Desde pequeño escuché su nombre al final de esas fugaces notas minuteras, pero no imaginé jamás la estampa quijotesca del autor. El Juan Emilio Friguls que mi mente construía era un señor maduro y grueso, no el delgado «caballero español» —quizá a él le hubiera gustado más «catalán»—, de saco y corbata, que habría de encontrar muchos años después en los andares de la profesión.
La sola presencia de Friguls me hacía frotarme las manos: habría anécdotas durante un buen rato. De su propia voz conocí el relato de cómo sus padres, que hacían viajes periódicos a España, se embarcaron con él —la proa señalando definitivamente a la Isla— cuando era ya inminente la Guerra Civil. O de cómo, pasados los años y graduado meritoriamente de la entonces Escuela de Periodismo Márquez Sterling, los directivos del Diario de la Marina le propusieron empleo. Nuestro hombre, aconsejado por su familia, se atrevió incluso a proponer ciertas condiciones, ¡y los empleadores aceptaron!

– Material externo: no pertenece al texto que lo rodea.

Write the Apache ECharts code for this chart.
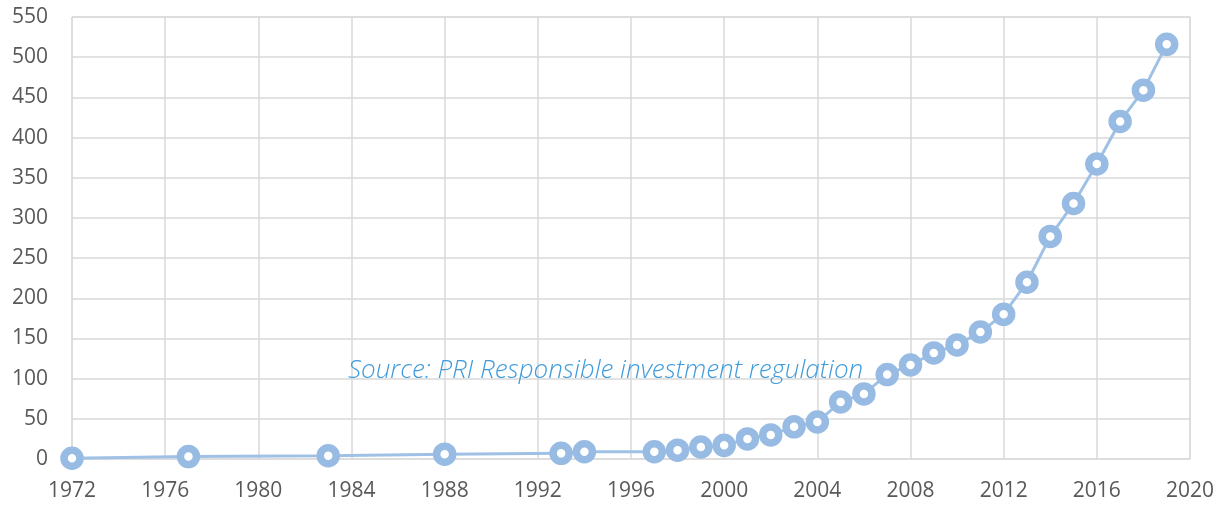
<!DOCTYPE html>
<html lang="en">
<head>
    <meta charset="UTF-8">
    <title>PRI regulation</title>
    <style>
        html, body { margin: 0; padding: 0; background: #fff; }
        #main { width: 1224px; height: 506px; }
    </style>
</head>
<body>
    <div id="main"></div>
    <script src="https://cdn.jsdelivr.net/npm/echarts@6/dist/echarts.min.js"></script>
    <script>
        // 年份与数值
        var years = [1972, 1977, 1983, 1988, 1993, 1994, 1997, 1998, 1999, 2000,
                     2001, 2002, 2003, 2004, 2005, 2006, 2007, 2008, 2009, 2010,
                     2011, 2012, 2013, 2014, 2015, 2016, 2017, 2018, 2019];
        var counts = [1, 3, 4, 6, 7, 9, 9, 11, 15, 17,
                      25, 30, 40, 46, 71, 81, 105, 117, 132, 142,
                      158, 180, 220, 277, 318, 367, 420, 459, 516];
        var sourceText = 'Source: PRI Responsible investment regulation';

        var myChart = echarts.init(document.getElementById('main'));
        var option = {
            animation: false,
            title: {
                text: sourceText,
                left: 343,
                top: 353,
                textStyle: {
                    fontFamily: 'Open Sans',
                    fontStyle: 'italic',
                    fontWeight: 300,
                    fontSize: 26,
                    color: '#3f9bdb'
                }
            },
            grid: { left: 72, right: 34, top: 17, bottom: 47, show: true, borderColor: '#d9d9d9', borderWidth: 1 },
            xAxis: {
                type: 'value',
                min: 1972,
                max: 2020,
                interval: 4,
                axisLine: { show: false },
                axisTick: { show: false },
                axisLabel: {
                    color: '#595959', fontSize: 21, fontFamily: 'Open Sans', margin: 22,
                    formatter: function (v) { return String(v); }
                },
                splitLine: { lineStyle: { color: '#d9d9d9', width: 1.5 } }
            },
            yAxis: {
                type: 'value',
                min: 0,
                max: 550,
                interval: 50,
                axisLine: { show: false },
                axisTick: { show: false },
                axisLabel: { color: '#595959', fontSize: 21, fontFamily: 'Open Sans', margin: 24 },
                splitLine: { lineStyle: { color: '#d9d9d9', width: 1.5 } }
            },
            series: [{
                type: 'line',
                data: years.map(function (y, i) { return [y, counts[i]]; }),
                symbol: 'circle',
                symbolSize: 16,
                lineStyle: { color: '#a0c1e6', width: 3 },
                itemStyle: { color: '#ffffff', borderColor: '#97bbe3', borderWidth: 7.5 }
            }]
        };
        myChart.setOption(option);
    </script>
</body>
</html>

En Friguls había erudición, pero sobre todo, zapatos gastados en el camino. ¿Casas de la alta burguesía habanera? Él las había frecuentado, y conocía al dedillo historias escondidas tras sus mármoles. «¿De quién era esta mansión, Juan Emilio?», le preguntó un colega sobre la actual sede del MINREX, en el Vedado. Y entre otros datos, algunos trágicos, nos largó la pincelada de que algunos diplomáticos españoles solían aconsejar a los advenedizos de la «madre patria», que se hospedaran en los pisos altos del ala derecha del Hotel Presidente, desde donde podían tener una vista privilegiada de las orgiásticas reuniones que celebraba la entonces acaudalada dueña del palacete.
De muchos personajes con los que alguna vez conversó, guardaba memorias. Del presidente Grau San Martín (1944-1948), su tacañería digna de fábula —«¡el hombre no te brindaba ni agua, muchacho!»—; y de Martha Fernández de Batista, la esposa de quien después se convertiría en dictador, su desdeñosa negativa a devolverle el saludo en público, a pesar del apoyo que el joven reportero le prestó cuando ella perdió a un ser querido.
Del Che evocó su seriedad inquisitiva cuando le autorizó los fondos para un viaje de trabajo al exterior. Siempre, por supuesto, regresó, y no es una perogrullada. Porque Friguls, que recibió una agresión en Madrid de parte de quienes lo creían desertor —y a los pocos minutos se llevaron un fiasco— fue, como tituló Luis Báez, de «los que se quedaron». Y se quedan.
Esta mañana, cuando me enteré, me dolieron las otras historias y fotos que él me había prometido. A pesar de ello, contra toda lógica, guardo una esperanza que vence a la tristeza. Y Friguls me comprende, de modo que ¡hasta luego, amigo!